Wir als SPD-Landtagsfraktion finden, die Senioren dürfen nicht der Willkür der Kommunen und Amtsträger ausgesetzt werden. Jeder ältere Mensch in Bayern muss das Recht haben, dass seine Wünsche, Interessen und Ideen in seiner Kommune auch wirklich registriert werden.

(Beifall bei Abgeordneten der SPD)

Die Realität in Bayern zeigt es doch schon ganz klar: Es geht nur mit einem Gesetz, das die Strukturen schafft. Der Geist wird dann auch der Struktur folgen und jedem älteren Menschen über 60 Jahren die Möglichkeit eröffnen, sich strukturiert und zum Gemeinwohl am Ort politisch engagiert einzubringen.

Die von CSU, FREIEN WÄHLERN und GRÜNEN in Gefahr gesehene Selbstverwaltung der Kommunen ist mit unserem Entwurf nicht in Bedrängnis. Was wir wollen, ist, dass die Kommunen, die sich bislang nicht engagieren, noch Möglichkeiten schaffen, dies zu tun, damit sich die Generation über 60 engagieren kann, wenn sie das will.

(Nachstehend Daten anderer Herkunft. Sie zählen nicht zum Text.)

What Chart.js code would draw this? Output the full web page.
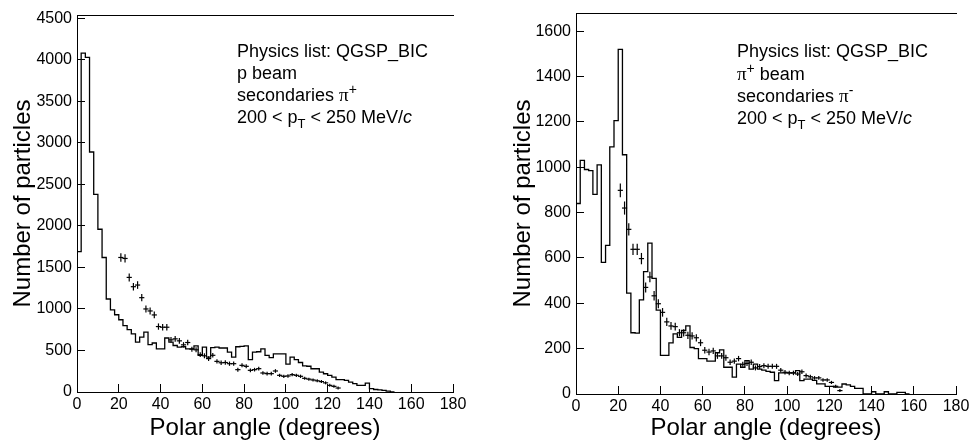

Seniorenpolitische Themen müssen künftig eine viel größere Rolle spielen als bisher – nicht nur auf kommunaler Ebene, sondern auch bei uns in der Landespolitik.

(Beifall bei Abgeordneten der SPD)

Es ist wirklich schade, dass die CSU das nicht erkannt hat und verlässliche Strukturen absolut ablehnt mit Gründen wie: zu viel Bürokratie, die bestehenden Altersstrukturen in den Gemeinderäten spiegeln die alternde Gesellschaft doch schon wider, oder die Landesseniorenvertretung macht weiterhin Gremien auf Landesebene hinfällig. Den Fakt, dass eben nicht alle Senioren vertreten sind, ignorieren Sie nach wie vor hartnäckig.